> **WHAT IS NEEDED**
Find how many lines hold the word "this" and give that number only.

━━━━━ DATASET EXTRACT ━━━━━

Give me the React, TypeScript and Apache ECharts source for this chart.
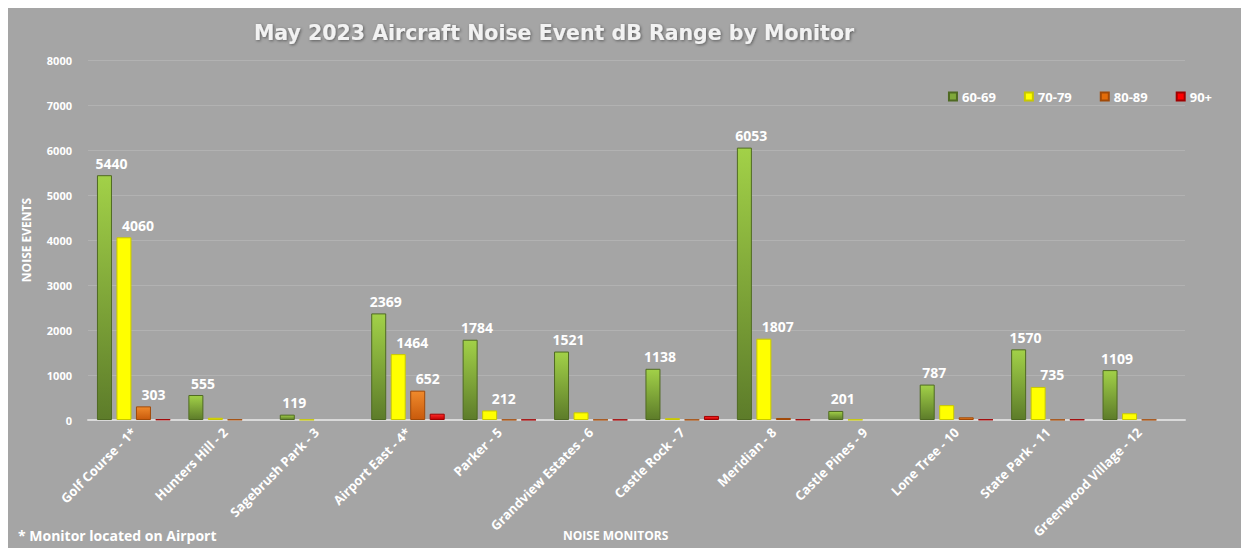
import React, { useEffect, useRef } from "react";
import * as echarts from "echarts";

const monitors = [
  "Golf Course - 1*",
  "Hunters Hill - 2",
  "Sagebrush Park - 3",
  "Airport East - 4*",
  "Parker - 5",
  "Grandview Estates - 6",
  "Castle Rock - 7",
  "Meridian - 8",
  "Castle Pines - 9",
  "Lone Tree - 10",
  "State Park - 11",
  "Greenwood Village - 12",
];

const range60 = [5440, 555, 119, 2369, 1784, 1521, 1138, 6053, 201, 787, 1570, 1109];
const range70 = [4060, 50, 8, 1464, 212, 170, 40, 1807, 8, 330, 735, 150];
const range80 = [303, 10, 0, 652, 6, 6, 6, 45, 0, 60, 6, 6];
const range90 = [12, 0, 0, 140, 6, 6, 90, 10, 0, 10, 10, 0];

const shown60 = [true, true, true, true, true, true, true, true, true, true, true, true];
const shown70 = [true, false, false, true, true, false, false, true, false, false, true, false];
const shown80 = [true, false, false, true, false, false, false, false, false, false, false, false];
const shown90 = [false, false, false, false, false, false, false, false, false, false, false, false];

const seriesNames = ["60-69", "70-79", "80-89", "90+"];
const yTicks = { min: 0, max: 8000, interval: 1000 };

const FONT = "'Open Sans', 'Liberation Sans', sans-serif";

function grad(top: string, bottom: string) {
  return new echarts.graphic.LinearGradient(0, 0, 0, 1, [
    { offset: 0, color: top },
    { offset: 1, color: bottom },
  ]);
}

function makeData(values: number[], shown: boolean[]) {
  return values.map((v, i) => ({
    value: v,
    label: { show: shown[i] },
    itemStyle: v === 0 ? { borderWidth: 0, opacity: 0 } : undefined,
  }));
}

export default function App() {
  const ref = useRef<HTMLDivElement>(null);
  useEffect(() => {
    document.documentElement.style.overflow = "hidden";
    if (!ref.current) return;
    const chart = echarts.init(ref.current, undefined, { renderer: "svg" });
    const labelOffsets = [[7, 0], [14, 0], [10, 0], [0, 0]];
    const styles = [
      { color: grad("#a2d148", "#5d7c2a"), borderColor: "#4f6a22" },
      { color: "#ffff00", borderColor: "#c8c800" },
      { color: grad("#f08a2c", "#c85a0c"), borderColor: "#a14a08" },
      { color: grad("#ff2a2a", "#c00000"), borderColor: "#a00000" },
    ];
    const legendColors = ["#7fa83a", "#ffff00", "#e36c09", "#ff0000"];
    const vals = [range60, range70, range80, range90];
    const shows = [shown60, shown70, shown80, shown90];
    chart.setOption({
      animation: false,
      backgroundColor: "#a5a5a5",
      title: {
        text: "May 2023 Aircraft Noise Event dB Range by Monitor",
        left: 541,
        textAlign: "center",
        top: 9,
        textStyle: {
          color: "#f2f2f2",
          fontSize: 20.5,
          fontWeight: "bold",
          fontFamily: "'DejaVu Sans', sans-serif",
          textShadowColor: "rgba(0,0,0,0.45)",
          textShadowBlur: 3,
          textShadowOffsetX: 1,
          textShadowOffsetY: 1,
        },
      },
      legend: {
        data: seriesNames.map((n, i) => ({ name: n, itemStyle: { color: legendColors[i] } })),
        right: 32,
        top: 77,
        icon: "rect",
        itemWidth: 8,
        itemHeight: 8,
        itemGap: 28,
        textStyle: { color: "#ffffff", fontWeight: "bold", fontSize: 13, fontFamily: FONT },
      },
      grid: { left: 80, right: 64, top: 52, bottom: 128, containLabel: false },
      xAxis: {
        type: "category",
        data: monitors,
        axisLine: { lineStyle: { color: "#d9d9d9", width: 2 } },
        axisTick: { show: false },
        axisLabel: {
          rotate: 45,
          color: "#ffffff",
          fontWeight: "bold",
          fontSize: 13,
          fontFamily: FONT,
          interval: 0,
          margin: 10,
        },
      },
      yAxis: {
        type: "value",
        min: yTicks.min,
        max: yTicks.max,
        interval: yTicks.interval,
        name: "NOISE EVENTS",
        nameLocation: "middle",
        nameGap: 56,
        nameTextStyle: { color: "#ffffff", fontWeight: "bold", fontSize: 12, fontFamily: FONT },
        axisLine: { show: false },
        axisTick: { show: false },
        splitLine: { lineStyle: { color: "#b2b2b2", width: 1 } },
        axisLabel: {
          color: "#ffffff",
          fontWeight: "bold",
          fontSize: 11,
          fontFamily: FONT,
          margin: 16,
          formatter: (v: number) => String(v),
        },
      },
      graphic: [
        {
          type: "text",
          left: 10,
          top: 520,
          style: {
            text: "* Monitor located on Airport",
            fill: "#ffffff",
            font: `bold 14px ${FONT}`,
          },
        },
        {
          type: "text",
          left: 555,
          top: 521,
          style: {
            text: "NOISE MONITORS",
            fill: "#ffffff",
            font: `bold 12px ${FONT}`,
          },
        },
      ],
      series: seriesNames.map((n, i) => ({
        name: n,
        type: "bar",
        barWidth: 15,
        barGap: "30%",
        data: makeData(vals[i], shows[i]),
        itemStyle: { ...styles[i], borderWidth: 1 },
        label: {
          position: "top",
          color: "#ffffff",
          fontWeight: "bold",
          fontSize: 14,
          fontFamily: FONT,
          distance: 5,
          offset: labelOffsets[i],
        },
      })),
    });
    return () => chart.dispose();
  }, []);
  return <div ref={ref} style={{ width: 1241, height: 540 }} />;
}
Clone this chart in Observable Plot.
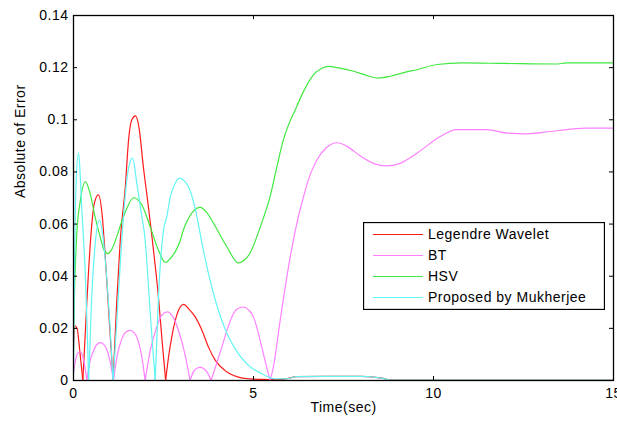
<!DOCTYPE html>
<html><head><meta charset="utf-8">
<script src="https://cdn.jsdelivr.net/npm/d3@7"></script>
<script src="https://cdn.jsdelivr.net/npm/@observablehq/plot@0.6"></script>
<style>
html,body{margin:0;padding:0;background:#fff;overflow:hidden;}
#wrap{position:relative;width:617px;height:424px;}
#wrap svg text{letter-spacing:0.5px}
#legend{position:absolute;left:363px;top:222px;}
</style></head><body><div id="wrap"></div>
<script>
const xTicks = [0, 5, 10, 15];
const yTicks = [0, 0.02, 0.04, 0.06, 0.08, 0.1, 0.12, 0.14];
const seriesNames = ["Legendre Wavelet", "BT", "HSV", "Proposed by Mukherjee"];
const seriesColors = ["#ff1a1a", "#ff80ff", "#40e840", "#60f4f4"];

// [time, absolute error]
const legendre = [[0,0.013],[0.04,0.021],[0.1,0.020],[0.17,0.012],[0.26,0],[0.37,0.03],[0.48,0.055],[0.58,0.068],[0.69,0.0712],[0.8,0.063],[0.87,0.05],[0.98,0.026],[1.1,0],[1.2,0.03],[1.3,0.054],[1.44,0.0744],[1.53,0.0923],[1.62,0.1],[1.72,0.1015],[1.82,0.097],[1.94,0.082],[2.08,0.0667],[2.18,0.0551],[2.27,0.044],[2.36,0.032],[2.46,0.0154],[2.56,0],[2.64,0.009],[2.73,0.0167],[2.92,0.027],[3.06,0.0292],[3.2,0.0275],[3.38,0.0244],[3.57,0.0192],[3.75,0.0128],[3.94,0.0077],[4.21,0.0038],[4.58,0.0013],[4.91,0.0006],[5.2,0.0004],[5.6,0.0003],[5.9,0.0006],[6.2,0.0015],[7.0,0.0016],[8.0,0.0016],[8.6,0.0008],[8.8,0.0002],[10,0.0002],[15,0.0002]];
const bt = [[0,0.003],[0.06,0.008],[0.12,0.0105],[0.19,0.011],[0.26,0.009],[0.32,0.005],[0.37,0],[0.46,0.0075],[0.56,0.0115],[0.65,0.0138],[0.75,0.0145],[0.85,0.0137],[0.94,0.0113],[1.03,0.0065],[1.11,0],[1.22,0.01],[1.33,0.0155],[1.45,0.0185],[1.57,0.0192],[1.69,0.0183],[1.8,0.015],[1.9,0.009],[1.99,0],[2.14,0.012],[2.3,0.02],[2.45,0.025],[2.6,0.0263],[2.76,0.0245],[2.92,0.019],[3.08,0.011],[3.24,0],[3.33,0.0033],[3.43,0.0047],[3.52,0.005],[3.62,0.0045],[3.72,0.003],[3.82,0],[3.94,0.005],[4.12,0.0128],[4.28,0.02],[4.4,0.0244],[4.55,0.0275],[4.72,0.0282],[4.87,0.027],[5.0,0.0244],[5.12,0.019],[5.23,0.0128],[5.35,0.006],[5.46,0],[5.55,0.005],[5.74,0.023],[6.02,0.0474],[6.2,0.06],[6.39,0.0705],[6.55,0.078],[6.76,0.0846],[7.0,0.089],[7.32,0.0912],[7.6,0.0898],[7.96,0.0862],[8.33,0.0833],[8.7,0.0823],[9.07,0.0833],[9.54,0.0872],[10.19,0.0936],[10.65,0.0962],[11.48,0.0962],[12.04,0.0949],[12.6,0.0946],[13.24,0.0955],[13.7,0.0962],[14.26,0.0968],[15,0.0968]];
const hsv = [[0,0.018],[0.03,0.035],[0.09,0.056],[0.19,0.069],[0.33,0.0763],[0.46,0.0718],[0.6,0.0628],[0.74,0.0551],[0.85,0.05],[0.95,0.0487],[1.05,0.05],[1.2,0.0551],[1.34,0.061],[1.48,0.066],[1.67,0.0701],[1.9,0.0673],[2.13,0.059],[2.36,0.05],[2.55,0.0453],[2.69,0.0468],[2.85,0.05],[2.96,0.0535],[3.06,0.058],[3.3,0.0645],[3.52,0.0664],[3.7,0.0645],[3.89,0.0603],[4.26,0.0513],[4.58,0.0451],[4.75,0.0462],[4.91,0.049],[5.19,0.059],[5.46,0.0705],[5.65,0.082],[5.83,0.0923],[6.0,0.099],[6.16,0.1038],[6.39,0.1109],[6.67,0.1173],[6.9,0.1198],[7.08,0.1205],[7.4,0.1198],[7.78,0.1186],[8.1,0.1172],[8.47,0.116],[8.8,0.1167],[9.2,0.1182],[9.54,0.1192],[10.1,0.1212],[10.8,0.1218],[12,0.1216],[13.4,0.1214],[13.7,0.1218],[15,0.1218]];
const mukherjee = [[0,0.002],[0.03,0.045],[0.07,0.075],[0.14,0.0872],[0.19,0.078],[0.23,0.066],[0.28,0.054],[0.33,0.04],[0.38,0.02],[0.42,0],[0.5,0.03],[0.6,0.052],[0.72,0.0615],[0.82,0.055],[0.92,0.04],[1.0,0.024],[1.1,0],[1.2,0.022],[1.3,0.045],[1.4,0.065],[1.5,0.079],[1.64,0.0853],[1.76,0.0756],[1.9,0.0628],[1.99,0.054],[2.04,0.045],[2.13,0.026],[2.22,0.009],[2.27,0],[2.36,0.032],[2.5,0.0577],[2.59,0.0628],[2.69,0.0705],[2.82,0.0755],[2.96,0.0776],[3.08,0.0765],[3.19,0.0744],[3.38,0.066],[3.57,0.0526],[3.75,0.041],[3.94,0.0308],[4.12,0.023],[4.31,0.0167],[4.58,0.0103],[4.86,0.0058],[5.23,0.0026],[5.6,0.0006],[5.9,0.0006],[6.2,0.0015],[7.0,0.0016],[8.0,0.0016],[8.6,0.0008],[8.8,0.0002],[10,0.0002],[15,0.0002]];

const allSeries = [legendre, bt, hsv, mukherjee];
// split each series into lobes at its zeros, so the cusps stay sharp and the lobes smooth
const rows = [];
allSeries.forEach((s, i) => {
  let seg = 0;
  s.forEach(([t, v], j) => {
    rows.push({t, v, series: seriesNames[i], seg: i + "-" + seg});
    if (v === 0 && j > 0 && j < s.length - 1) {
      seg++;
      rows.push({t, v, series: seriesNames[i], seg: i + "-" + seg});
    }
  });
});

const W = 617, H = 424, mL = 73, mR = 4, mT = 15, mB = 44;
const frameW = W - mL - mR, frameH = H - mT - mB;

const chart = Plot.plot({
  width: W, height: H,
  marginLeft: mL, marginRight: mR, marginTop: mT, marginBottom: mB,
  style: {fontFamily: '"Liberation Sans", Arial, sans-serif', fontSize: "14px", background: "#fff", color: "#000"},
  x: {domain: [0, 15]},
  y: {domain: [0, 0.14]},
  color: {domain: seriesNames, range: seriesColors},
  marks: [
    Plot.line(rows, {x: "t", y: "v", z: "seg", stroke: "series", strokeWidth: 1.2, curve: "monotone-x", clip: true}),
    Plot.frame({stroke: "#000", strokeWidth: 1.3}),
    Plot.tickX(xTicks, {x: d => d, insetTop: frameH - 4, stroke: "#000"}),
    Plot.tickX(xTicks, {x: d => d, insetBottom: frameH - 4, stroke: "#000"}),
    Plot.tickY(yTicks, {y: d => d, insetRight: frameW - 4, stroke: "#000"}),
    Plot.tickY(yTicks, {y: d => d, insetLeft: frameW - 4, stroke: "#000"}),
    Plot.axisX(xTicks, {tickSize: 0, tickPadding: 8, label: null, tickFormat: d => String(d)}),
    Plot.axisY(yTicks, {tickSize: 0, tickPadding: 5, label: null, tickFormat: d => String(d)}),
    Plot.text(["Time(sec)"], {frameAnchor: "bottom", dy: 31, fontSize: 14}),
    Plot.text(["Absolute of Error"], {frameAnchor: "left", rotate: -90, dx: -53, fontSize: 14})
  ]
});
const wrap = document.getElementById("wrap");
wrap.appendChild(chart);

// legend box inside the axes (top-right of the lower half)
const lw = 242, lh = 88;
const lsvg = d3.create("svg").attr("id", "legend").attr("width", lw).attr("height", lh)
  .style("font-family", '"Liberation Sans", Arial, sans-serif').style("font-size", "14px");
lsvg.append("rect").attr("x", 0.5).attr("y", 0.5).attr("width", lw - 1).attr("height", lh - 1)
  .attr("fill", "#fff").attr("stroke", "#000").attr("stroke-width", 1.3);
seriesNames.forEach((name, i) => {
  const cy = 12.5 + i * 21;
  lsvg.append("line").attr("x1", 10).attr("x2", 60).attr("y1", cy).attr("y2", cy)
    .attr("stroke", seriesColors[i]).attr("stroke-width", 1.2);
  lsvg.append("text").attr("x", 65).attr("y", cy).attr("dy", "0.35em").attr("fill", "#000").text(name);
});
wrap.appendChild(lsvg.node());
</script></body></html>
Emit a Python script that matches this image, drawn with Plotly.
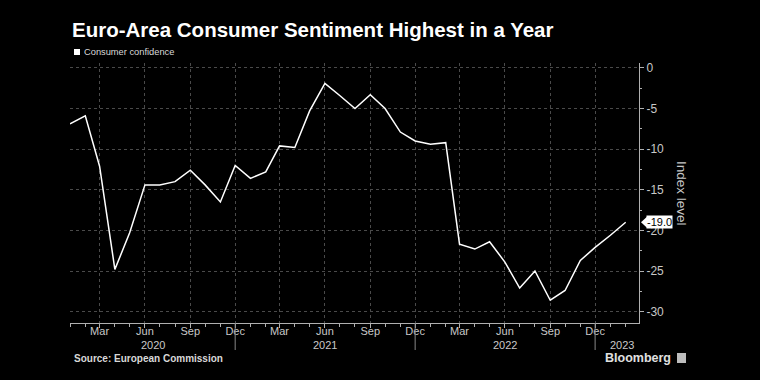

━━━━━

> **ANSWER**
3